The Supreme Court's original jurisdiction case South Carolina v. North Carolina will never, ever be considered a blockbuster. Or even very interesting. Contrast it, in particular, with the Citizens United campaign finance reform case, whose long-awaited decision could well be the one handed down in a special court session convened for Thursday.
But let's pause, for one moment, to appreciate an aspect of the South Carolina v. North Carolina decision handed down Wednesday. That is, the fine, crisp, near-conversational writing style of Chief Justice John Roberts.
Setting aside the jurisprudence, the, you know, point of any decision, Suits & Sentences continues to be a fan of Chief Justice Roberts' writing. It's clear, plainspoken and effective; sometimes, a little extra touch is all it takes.
Consider this modest flourish from Roberts' partial dissent issued Wednesday.
"The result is literally unprecedented: Even though equitable apportionment actions are a significant part of our original docket, this Court has never before granted intervention in such a case to an entity other than a State, the United States, or an Indian tribe. Never."
See that? See how Roberts drives home the point with the reiteration of the word 'never,' hammered in with a potent, one-word sentence. At another point, Roberts runs out an explication and then adds:
"And all this for what?"
This is almost casual, easy on the ear -- and it thereby helps pull the reader along. Nicely done, sir.
Can you explain what "literally unprecedented" means?
Posted by: Lawrence Hurley | January 21, 2010 at 05:14 PM
Which brings up another point regarding use of language: Literally, every time someone uses the word literally, it is incorrect.

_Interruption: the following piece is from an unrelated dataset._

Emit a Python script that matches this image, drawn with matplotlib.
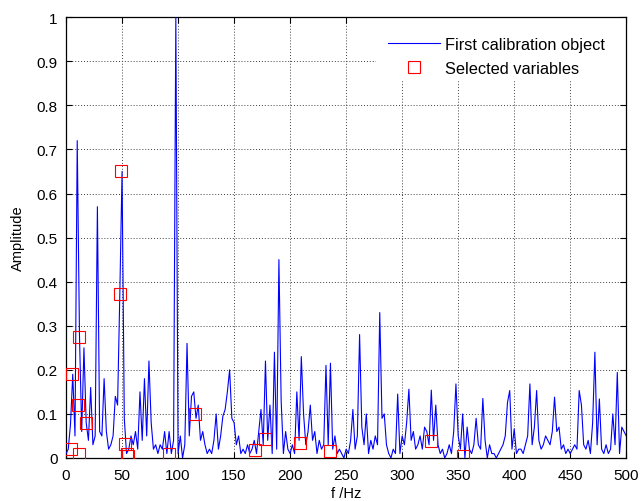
import numpy as np
import matplotlib
matplotlib.use("Agg")
import matplotlib.pyplot as plt
from matplotlib.ticker import FuncFormatter
from matplotlib.patches import Rectangle

plt.rcParams['font.family'] = ['Liberation Sans', 'DejaVu Sans']

# Spectrum amplitude, sampled every 2 Hz from 0 to 500 Hz
freq_step = 2
amplitude = [
    0.01, 0.02, 0.077, 0.19, 0.05, 0.72, 0.28, 0.06, 0.25, 0.08,   # 0-18
    0.04, 0.16, 0.03, 0.05, 0.57, 0.06, 0.05, 0.18, 0.06, 0.02,    # 20-38
    0.03, 0.05, 0.14, 0.12, 0.37, 0.65, 0.09, 0.01, 0.02, 0.05,    # 40-58
    0.03, 0.06, 0.02, 0.15, 0.04, 0.18, 0.05, 0.22, 0.08, 0.02,    # 60-78
    0.03, 0.01, 0.03, 0.02, 0.06, 0.01, 0.06, 0.01, 0.04, 1.00,    # 80-98
    0.01, 0.05, 0.00, 0.03, 0.26, 0.05, 0.14, 0.15, 0.09, 0.12,    # 100-118
    0.04, 0.06, 0.03, 0.01, 0.02, 0.01, 0.04, 0.10, 0.02, 0.05,    # 120-138
    0.095, 0.11, 0.15, 0.20, 0.09, 0.08, 0.03, 0.05, 0.01, 0.02,   # 140-158
    0.01, 0.03, 0.01, 0.02, 0.04, 0.01, 0.06, 0.11, 0.03, 0.22,    # 160-178
    0.04, 0.12, 0.01, 0.24, 0.02, 0.45, 0.13, 0.01, 0.06, 0.02,    # 180-198
    0.01, 0.03, 0.01, 0.15, 0.04, 0.23, 0.10, 0.03, 0.06, 0.12,    # 200-218
    0.04, 0.06, 0.01, 0.04, 0.02, 0.03, 0.21, 0.03, 0.215, 0.02,   # 220-238
    0.05, 0.01, 0.02, 0.01, 0.00, 0.02, 0.01, 0.04, 0.11, 0.02,    # 240-258
    0.05, 0.28, 0.07, 0.03, 0.10, 0.01, 0.04, 0.02, 0.05, 0.03,    # 260-278
    0.33, 0.09, 0.10, 0.03, 0.01, 0.00, 0.02, 0.01, 0.145, 0.01,   # 280-298
    0.05, 0.03, 0.08, 0.156, 0.04, 0.06, 0.02, 0.03, 0.05, 0.02,   # 300-318
    0.07, 0.06, 0.03, 0.154, 0.04, 0.12, 0.03, 0.01, 0.02, 0.00,   # 320-338
    0.01, 0.03, 0.01, 0.06, 0.168, 0.05, 0.02, 0.10, 0.00, 0.07,   # 340-358
    0.02, 0.01, 0.03, 0.09, 0.03, 0.02, 0.135, 0.04, 0.00, 0.03,   # 360-378
    0.01, 0.01, 0.00, 0.01, 0.02, 0.03, 0.05, 0.126, 0.153, 0.02,  # 380-398
    0.066, 0.01, 0.02, 0.02, 0.01, 0.03, 0.05, 0.168, 0.03, 0.07,  # 400-418
    0.153, 0.04, 0.02, 0.03, 0.05, 0.04, 0.03, 0.06, 0.138, 0.06,  # 420-438
    0.07, 0.02, 0.03, 0.01, 0.02, 0.01, 0.02, 0.03, 0.02, 0.153,   # 440-458
    0.12, 0.03, 0.02, 0.04, 0.01, 0.08, 0.24, 0.03, 0.134, 0.02,   # 460-478
    0.01, 0.03, 0.01, 0.02, 0.10, 0.03, 0.194, 0.01, 0.07, 0.06,   # 480-498
    0.05,                                                          # 500
]
frequency = np.arange(len(amplitude)) * freq_step

# Selected variables (frequency in Hz, amplitude)
sel_freq = [4.5, 5.5, 11.5, 11, 11.5, 18, 49, 48, 52.5, 54.5, 55,
            92, 115, 169, 178, 209, 236, 325.5, 354]
sel_amp = [0.02, 0.19, 0.275, 0.12, 0.01, 0.08, 0.65, 0.372, 0.032, 0.01, 0.005,
           0.008, 0.10, 0.019, 0.043, 0.033, 0.016, 0.039, 0.005]

x_ticks = [0, 50, 100, 150, 200, 250, 300, 350, 400, 450, 500]
y_ticks = [0, 0.1, 0.2, 0.3, 0.4, 0.5, 0.6, 0.7, 0.8, 0.9, 1.0]

fig = plt.figure(figsize=(6.41, 5.02), dpi=100)
ax = fig.add_axes([0.103, 0.0857, 0.874, 0.878])

ax.plot(frequency, amplitude, color='#0000FF', linewidth=0.8,
        label='First calibration object', zorder=3)
ax.plot(sel_freq, sel_amp, linestyle='none', marker='s', markersize=8,
        markerfacecolor='none', markeredgecolor='#FF0000', markeredgewidth=0.8,
        label='Selected variables', zorder=4)

ax.set_xlim(0, 500)
ax.set_ylim(0, 1)
ax.set_xticks(x_ticks)
ax.set_yticks(y_ticks)
ax.yaxis.set_major_formatter(FuncFormatter(lambda v, p: '%g' % v))
ax.tick_params(direction='in', top=True, right=True, labelsize=11,
               length=4, width=0.8, colors='black')
ax.tick_params(axis='x', pad=7)
ax.tick_params(axis='y', pad=6)
ax.grid(True, color='#404040', linestyle=(0, (1, 2)), linewidth=0.7)
for s in ax.spines.values():
    s.set_linewidth(0.9)
    s.set_color('black')

ax.set_xlabel('f /Hz', fontsize=10.5, labelpad=3)
ax.set_ylabel('Amplitude', fontsize=10.5, labelpad=8)

# white legend background (covers the grid, no visible border)
ax.add_patch(Rectangle((0.5536, 0.855), 0.4464, 0.145, transform=ax.transAxes,
                       facecolor='white', edgecolor='none', zorder=2))

leg = ax.legend(loc='upper left', bbox_to_anchor=(0.566, 0.967),
                fontsize=11.8, frameon=False,
                borderaxespad=0.0, handlelength=3.2, handletextpad=0.3,
                borderpad=0.3, labelspacing=0.57)
leg.set_zorder(5)

fig.savefig('out.png', dpi=100)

Posted by: Mike Doyle | January 21, 2010 at 09:05 PM
It's not necessarily incorrect - perhaps CJ Roberts wanted to distinguish his use of 'unprecedented' as meaning just that, that such a scenario had never occurred until that point, as opposed to the meaning given by colloquial or popular use.
Given his Honour's seemingly casual take on language, such a clarification might be quite useful ...
Posted by: Joe C | January 26, 2010 at 02:39 AM
What I don't understand is that my case District of Colorado 02-cv-1950 got dismissed on the premise that I was a totally incomprehensible writer, so incomprehensible and such gibberish that the defense didn't even need to file motions for more definite statement, but former judge Nottingham wasn't required to file a memorandum or opinion to supplement his dismissal of my claims and wasn't required to state any facts, other than his opinion that I am a bad writer, or find any facts, other than his opinion that I am a bad writer. See D of Colorado 02-cv1950 document 455
I do get excited and emotional and sometimes I make typos but I have all sorts of document evidence and caselaw and statutes and someone on the ABA law blog said I was a good writer.